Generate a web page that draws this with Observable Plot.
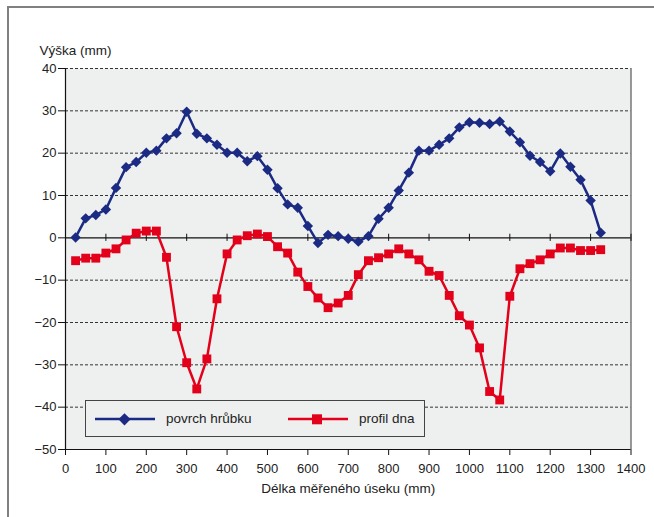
<!DOCTYPE html>
<html><head><meta charset="utf-8">
<script src="https://cdn.jsdelivr.net/npm/d3@7"></script>
<script src="https://cdn.jsdelivr.net/npm/@observablehq/plot@0.6"></script>
<style>
body{margin:0;background:#fff;overflow:hidden;}
#wrap{position:relative;width:654px;height:517px;overflow:hidden;background:#fff;font-family:"Liberation Sans",Arial,sans-serif;color:#222;}
#border{position:absolute;left:7px;top:6px;width:800px;height:800px;border:2px solid #808080;box-sizing:border-box;}
#chart{position:absolute;left:0;top:0;}
#legend{position:absolute;left:85px;top:400px;width:340px;height:37px;box-sizing:border-box;border:1px solid #444;background:#eef0ef;font-size:13.5px;}
#legend .it{position:absolute;top:0;height:35px;display:flex;align-items:center;}
#legend svg{display:block;}
</style></head>
<body>
<div id="wrap">
  <div id="border"></div>
  <div id="chart"></div>
  <div id="legend"></div>
</div>
<script>
const positions = [25,50,75,100,125,150,175,200,225,250,275,300,325,350,375,400,425,450,475,500,525,550,575,600,625,650,675,700,725,750,775,800,825,850,875,900,925,950,975,1000,1025,1050,1075,1100,1125,1150,1175,1200,1225,1250,1275,1300,1325];
const povrch = [0.1,4.6,5.4,6.7,11.8,16.7,17.9,20.1,20.6,23.5,24.7,29.8,24.6,23.5,22.0,20.1,20.1,18.1,19.3,16.1,11.7,7.9,7.1,2.8,-1.2,0.7,0.4,-0.2,-0.9,0.4,4.5,7.1,11.2,15.4,20.6,20.6,22.0,23.5,26.1,27.3,27.2,26.9,27.5,25.1,22.6,19.4,17.9,15.7,19.9,16.8,13.7,8.8,1.2];
const profil = [-5.4,-4.8,-4.8,-3.6,-2.6,-0.5,1.1,1.6,1.6,-4.6,-21.0,-29.5,-35.7,-28.6,-14.4,-3.8,-0.5,0.5,0.9,0.3,-2.1,-3.6,-8.1,-11.5,-14.2,-16.5,-15.4,-13.6,-8.7,-5.4,-4.7,-3.8,-2.6,-3.8,-5.2,-7.9,-8.9,-13.6,-18.4,-20.6,-26.0,-36.3,-38.3,-13.8,-7.3,-6.1,-5.2,-3.8,-2.4,-2.4,-3.0,-3.0,-2.8];
const seriesNames = ["povrch hrůbku", "profil dna"];
const seriesColors = ["#1b2a83", "#e2001a"];
const xTicks = [0,100,200,300,400,500,600,700,800,900,1000,1100,1200,1300,1400];
const yTicks = [-50,-40,-30,-20,-10,0,10,20,30,40];
const gridY = [-40,-30,-20,-10,10,20,30,40];
const yTitle = "Výška (mm)";
const xTitle = "Délka měřeného úseku (mm)";

const blue = positions.map((x,i)=>({x, y: povrch[i]}));
const red = positions.map((x,i)=>({x, y: profil[i]}));
const font = '"Liberation Sans",Arial,sans-serif';

const chart = Plot.plot({
  width: 654, height: 517,
  marginLeft: 65, marginRight: 23.5, marginTop: 68, marginBottom: 68,
  style: {fontFamily: font, fontSize: "13px", color: "#222", background: "transparent"},
  x: {domain: [0,1400]},
  y: {domain: [-50,40]},
  marks: [
    Plot.frame({fill: "#eef0ef", stroke: null}),
    Plot.ruleY(gridY, {stroke: "#333", strokeDasharray: "3,2", strokeWidth: 1}),
    Plot.ruleX([1400], {stroke: "#777", strokeWidth: 1.5}),
    Plot.ruleY([0], {stroke: "#111", strokeWidth: 1.2}),
    Plot.ruleX(xTicks.slice(1), {y1: -0.85, y2: 0.85, stroke: "#111", strokeWidth: 1}),
    Plot.ruleY([-50], {stroke: "#111", strokeWidth: 1.2}),
    Plot.ruleX([0], {stroke: "#111", strokeWidth: 1.2}),
    Plot.axisX({ticks: xTicks, tickSize: 6, tickPadding: 8, label: null, fontSize: 13, stroke: "#111", tickFormat: d => String(d)}),
    Plot.axisY({ticks: yTicks, tickSize: 7, tickPadding: 2, label: null, fontSize: 13, stroke: "#111", tickFormat: d => d < 0 ? "\u2212" + Math.abs(d) : String(d)}),
    Plot.line(blue, {x: "x", y: "y", stroke: seriesColors[0], strokeWidth: 2.5}),
    Plot.dot(blue, {x: "x", y: "y", symbol: "diamond2", r: 4.7, fill: seriesColors[0], stroke: null}),
    Plot.line(red, {x: "x", y: "y", stroke: seriesColors[1], strokeWidth: 2.5}),
    Plot.dot(red, {x: "x", y: "y", symbol: "square", r: 5, fill: seriesColors[1], stroke: null}),
    Plot.text([yTitle], {frameAnchor: "top-left", dx: -26, dy: -23, text: d => d, textAnchor: "start", fontSize: 13.5, fill: "#222"}),
    Plot.text([xTitle], {frameAnchor: "bottom", dy: 43, text: d => d, fontSize: 13.5, fill: "#222"})
  ]
});
document.getElementById("chart").appendChild(chart);

// legend
const leg = document.getElementById("legend");
const items = [
  {left: 8, name: seriesNames[0], color: seriesColors[0], sym: "diamond"},
  {left: 201, name: seriesNames[1], color: seriesColors[1], sym: "square"}
];
items.forEach(it => {
  const d = document.createElement("div");
  d.className = "it";
  d.style.left = it.left + "px";
  const marker = it.sym === "diamond"
    ? `<path d="M30.5 12.2 L36.6 18.3 L30.5 24.4 L24.4 18.3 Z" fill="${it.color}"/>`
    : `<rect x="25" y="13.3" width="10" height="10" fill="${it.color}"/>`;
  d.innerHTML = `<svg width="62" height="35"><line x1="1" x2="61" y1="18" y2="18" stroke="${it.color}" stroke-width="2.5"/>${marker}</svg><span style="margin-left:10px">${it.name}</span>`;
  leg.appendChild(d);
});
</script>
</body></html>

● JOB:
Print out the material word for word, omitting the pictures.

● TASK SOLUTION:
Generate a web page that draws this with Observable Plot.
<!DOCTYPE html>
<html><head><meta charset="utf-8">
<script src="https://cdn.jsdelivr.net/npm/d3@7"></script>
<script src="https://cdn.jsdelivr.net/npm/@observablehq/plot@0.6"></script>
<style>
body{margin:0;background:#fff;overflow:hidden;}
#wrap{position:relative;width:654px;height:517px;overflow:hidden;background:#fff;font-family:"Liberation Sans",Arial,sans-serif;color:#222;}
#border{position:absolute;left:7px;top:6px;width:800px;height:800px;border:2px solid #808080;box-sizing:border-box;}
#chart{position:absolute;left:0;top:0;}
#legend{position:absolute;left:85px;top:400px;width:340px;height:37px;box-sizing:border-box;border:1px solid #444;background:#eef0ef;font-size:13.5px;}
#legend .it{position:absolute;top:0;height:35px;display:flex;align-items:center;}
#legend svg{display:block;}
</style></head>
<body>
<div id="wrap">
  <div id="border"></div>
  <div id="chart"></div>
  <div id="legend"></div>
</div>
<script>
const positions = [25,50,75,100,125,150,175,200,225,250,275,300,325,350,375,400,425,450,475,500,525,550,575,600,625,650,675,700,725,750,775,800,825,850,875,900,925,950,975,1000,1025,1050,1075,1100,1125,1150,1175,1200,1225,1250,1275,1300,1325];
const povrch = [0.1,4.6,5.4,6.7,11.8,16.7,17.9,20.1,20.6,23.5,24.7,29.8,24.6,23.5,22.0,20.1,20.1,18.1,19.3,16.1,11.7,7.9,7.1,2.8,-1.2,0.7,0.4,-0.2,-0.9,0.4,4.5,7.1,11.2,15.4,20.6,20.6,22.0,23.5,26.1,27.3,27.2,26.9,27.5,25.1,22.6,19.4,17.9,15.7,19.9,16.8,13.7,8.8,1.2];
const profil = [-5.4,-4.8,-4.8,-3.6,-2.6,-0.5,1.1,1.6,1.6,-4.6,-21.0,-29.5,-35.7,-28.6,-14.4,-3.8,-0.5,0.5,0.9,0.3,-2.1,-3.6,-8.1,-11.5,-14.2,-16.5,-15.4,-13.6,-8.7,-5.4,-4.7,-3.8,-2.6,-3.8,-5.2,-7.9,-8.9,-13.6,-18.4,-20.6,-26.0,-36.3,-38.3,-13.8,-7.3,-6.1,-5.2,-3.8,-2.4,-2.4,-3.0,-3.0,-2.8];
const seriesNames = ["povrch hrůbku", "profil dna"];
const seriesColors = ["#1b2a83", "#e2001a"];
const xTicks = [0,100,200,300,400,500,600,700,800,900,1000,1100,1200,1300,1400];
const yTicks = [-50,-40,-30,-20,-10,0,10,20,30,40];
const gridY = [-40,-30,-20,-10,10,20,30,40];
const yTitle = "Výška (mm)";
const xTitle = "Délka měřeného úseku (mm)";

const blue = positions.map((x,i)=>({x, y: povrch[i]}));
const red = positions.map((x,i)=>({x, y: profil[i]}));
const font = '"Liberation Sans",Arial,sans-serif';

const chart = Plot.plot({
  width: 654, height: 517,
  marginLeft: 65, marginRight: 23.5, marginTop: 68, marginBottom: 68,
  style: {fontFamily: font, fontSize: "13px", color: "#222", background: "transparent"},
  x: {domain: [0,1400]},
  y: {domain: [-50,40]},
  marks: [
    Plot.frame({fill: "#eef0ef", stroke: null}),
    Plot.ruleY(gridY, {stroke: "#333", strokeDasharray: "3,2", strokeWidth: 1}),
    Plot.ruleX([1400], {stroke: "#777", strokeWidth: 1.5}),
    Plot.ruleY([0], {stroke: "#111", strokeWidth: 1.2}),
    Plot.ruleX(xTicks.slice(1), {y1: -0.85, y2: 0.85, stroke: "#111", strokeWidth: 1}),
    Plot.ruleY([-50], {stroke: "#111", strokeWidth: 1.2}),
    Plot.ruleX([0], {stroke: "#111", strokeWidth: 1.2}),
    Plot.axisX({ticks: xTicks, tickSize: 6, tickPadding: 8, label: null, fontSize: 13, stroke: "#111", tickFormat: d => String(d)}),
    Plot.axisY({ticks: yTicks, tickSize: 7, tickPadding: 2, label: null, fontSize: 13, stroke: "#111", tickFormat: d => d < 0 ? "\u2212" + Math.abs(d) : String(d)}),
    Plot.line(blue, {x: "x", y: "y", stroke: seriesColors[0], strokeWidth: 2.5}),
    Plot.dot(blue, {x: "x", y: "y", symbol: "diamond2", r: 4.7, fill: seriesColors[0], stroke: null}),
    Plot.line(red, {x: "x", y: "y", stroke: seriesColors[1], strokeWidth: 2.5}),
    Plot.dot(red, {x: "x", y: "y", symbol: "square", r: 5, fill: seriesColors[1], stroke: null}),
    Plot.text([yTitle], {frameAnchor: "top-left", dx: -26, dy: -23, text: d => d, textAnchor: "start", fontSize: 13.5, fill: "#222"}),
    Plot.text([xTitle], {frameAnchor: "bottom", dy: 43, text: d => d, fontSize: 13.5, fill: "#222"})
  ]
});
document.getElementById("chart").appendChild(chart);

// legend
const leg = document.getElementById("legend");
const items = [
  {left: 8, name: seriesNames[0], color: seriesColors[0], sym: "diamond"},
  {left: 201, name: seriesNames[1], color: seriesColors[1], sym: "square"}
];
items.forEach(it => {
  const d = document.createElement("div");
  d.className = "it";
  d.style.left = it.left + "px";
  const marker = it.sym === "diamond"
    ? `<path d="M30.5 12.2 L36.6 18.3 L30.5 24.4 L24.4 18.3 Z" fill="${it.color}"/>`
    : `<rect x="25" y="13.3" width="10" height="10" fill="${it.color}"/>`;
  d.innerHTML = `<svg width="62" height="35"><line x1="1" x2="61" y1="18" y2="18" stroke="${it.color}" stroke-width="2.5"/>${marker}</svg><span style="margin-left:10px">${it.name}</span>`;
  leg.appendChild(d);
});
</script>
</body></html>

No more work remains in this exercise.